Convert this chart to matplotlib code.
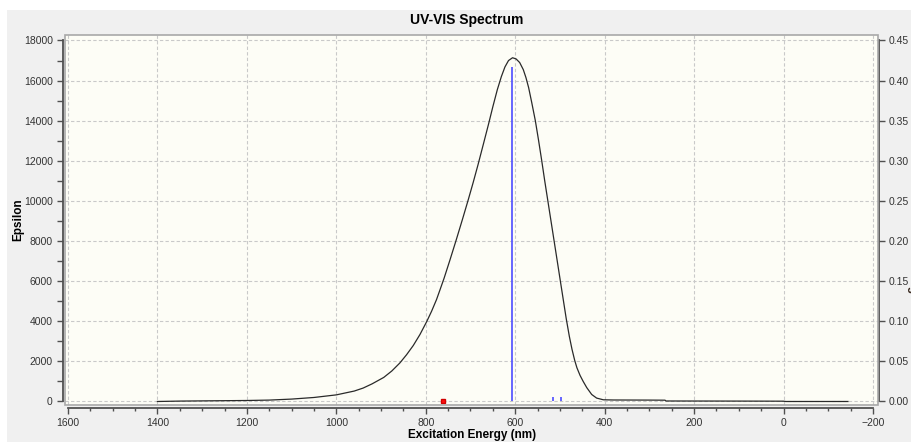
import matplotlib
matplotlib.use("Agg")
import matplotlib.pyplot as plt
from matplotlib.patches import Rectangle
from matplotlib.ticker import MultipleLocator, FormatStrFormatter

plt.rcParams['font.family'] = ['Liberation Sans Narrow', 'Liberation Sans', 'DejaVu Sans']

# spectrum (wavelength nm, epsilon)
wavelength = [1400, 1350, 1300, 1250, 1200, 1150, 1100, 1050, 1000, 960, 940, 920,
              894, 876, 858, 843, 828, 813, 798, 787, 776, 768, 759, 746, 732, 718,
              705, 694, 683, 671, 660, 650, 640, 631, 623, 615, 606, 598, 590, 582,
              576, 570, 563, 555, 548, 541, 534, 527, 520, 513, 506, 500, 493, 486,
              479, 473, 467, 462, 455, 448, 440, 429, 418, 403, 380, 300, 265, 263,
              100, 0, -5, -144]
epsilon = [0, 20, 30, 40, 50, 70, 120, 200, 330, 520, 670, 880,
           1200, 1520, 1920, 2330, 2790, 3340, 3980, 4500, 5080, 5580, 6150, 7050, 8050, 9080,
           10060, 10920, 11820, 12850, 13800, 14700, 15550, 16200, 16680, 17000, 17140, 17080, 16900, 16550,
           16150, 15650, 14900, 14000, 13050, 12050, 11000, 10000, 9000, 8000, 7000, 6140, 5140, 4140,
           3250, 2600, 2050, 1680, 1300, 1000, 690, 350, 170, 85, 75, 70, 65, 25,
           20, 15, 0, 0]

# excited states (wavelength nm, oscillator strength)
stick_nm = [607, 515, 498, 697]
stick_f = [0.417, 0.006, 0.005, 0.001]
selected_nm = [762]
selected_f = [0.0]

fig = plt.figure(figsize=(9.12, 4.42), dpi=100, facecolor='white')
fig.add_artist(Rectangle((7/912, 0), 1, 1 - 10/442, transform=fig.transFigure,
                         facecolor='#f0f0f0', edgecolor='none', zorder=-10))

ax = fig.add_axes([65/912, 37/442, 813/912, 370/442])
ax.set_facecolor('#fdfdf6')
ax.set_xlim(1606.7, -211.2)
ax.set_ylim(-175, 18274)

ax.plot(wavelength, epsilon, color='#2a2a2a', lw=0.9, zorder=3)

ax.xaxis.set_major_locator(MultipleLocator(200))
ax.xaxis.set_minor_locator(MultipleLocator(50))
ax.yaxis.set_major_locator(MultipleLocator(2000))
ax.yaxis.set_minor_locator(MultipleLocator(1000))
ax.grid(True, which='major', color='#c9c9c9', lw=0.8, linestyle=(0, (3, 2)))

for s in ['top', 'right']:
    ax.spines[s].set_visible(False)
ax.spines['left'].set_position(('outward', 1.5))
ax.spines['left'].set_bounds(0, 18000)
ax.spines['bottom'].set_position(('outward', 2.5))
ax.spines['bottom'].set_bounds(-200, 1600)
for s in ['left', 'bottom']:
    ax.spines[s].set_color('#505050')
    ax.spines[s].set_linewidth(1.3)

ax.tick_params(axis='y', which='both', direction='out', length=4.3, width=1,
               color='#505050', labelsize=7.5, labelcolor='#333333', pad=3)
ax.tick_params(axis='x', which='major', direction='out', length=4.5, width=1,
               color='#505050', labelsize=7.5, labelcolor='#333333', pad=2)
ax.tick_params(axis='x', which='minor', direction='out', length=2.5, width=1,
               color='#505050')

ax2 = ax.twinx()
ax2.set_ylim(-175/40000, 18274/40000)
ax2.vlines(stick_nm, 0, stick_f, color='#5a5aff', lw=1.3, zorder=4)
ax2.plot(selected_nm, selected_f, 's', color='#ff1010', mec='#d00000', ms=3.2, zorder=5,
         clip_on=False)
for s in ['top', 'left', 'bottom']:
    ax2.spines[s].set_visible(False)
ax2.spines['right'].set_position(('outward', 0.8))
ax2.spines['right'].set_bounds(0, 0.45)
ax2.spines['right'].set_color('#505050')
ax2.spines['right'].set_linewidth(1.3)
ax2.yaxis.set_major_locator(MultipleLocator(0.05))
ax2.yaxis.set_major_formatter(FormatStrFormatter('%.2f'))
ax2.tick_params(axis='y', direction='out', length=4.5, width=1, color='#505050',
                labelsize=7.5, labelcolor='#333333', pad=2)

# plot box frame
ax2.add_patch(Rectangle((0, 0), 1, 1, transform=ax2.transAxes, fill=False,
                        edgecolor='#a8a8a8', lw=1.2, zorder=6, clip_on=False))

fig.text(467/912, 1 - 20/442, 'UV-VIS Spectrum', ha='center', va='center',
         fontsize=10, fontweight='bold', family=['Liberation Sans', 'DejaVu Sans'])
fig.text(18/912, 1 - 220/442, 'Epsilon', ha='center', va='center', rotation=90,
         fontsize=8.5, fontweight='bold', family=['Liberation Sans', 'DejaVu Sans'])
fig.text(472/912, 1 - 435/442, 'Excitation Energy (nm)', ha='center', va='center',
         fontsize=8.5, fontweight='bold', family=['Liberation Sans', 'DejaVu Sans'])
# right-hand label sits mostly past the figure edge, as in the original
fig.text(907/912, 1 - 251/442, 'Oscillator Strength', ha='left', va='center', rotation=270,
         fontsize=8.5, fontweight='bold', color='#3a2a20',
         family=['Liberation Sans', 'DejaVu Sans'])

fig.savefig('out.png', dpi=100, facecolor=fig.get_facecolor())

# # # # # # #

--- Task description ---
Which lines above contain "matplotlib"? Show each of them.

--- Answer to the task ---
Convert this chart to matplotlib code.
import matplotlib
matplotlib.use("Agg")
import matplotlib.pyplot as plt
from matplotlib.patches import Rectangle
from matplotlib.ticker import MultipleLocator, FormatStrFormatter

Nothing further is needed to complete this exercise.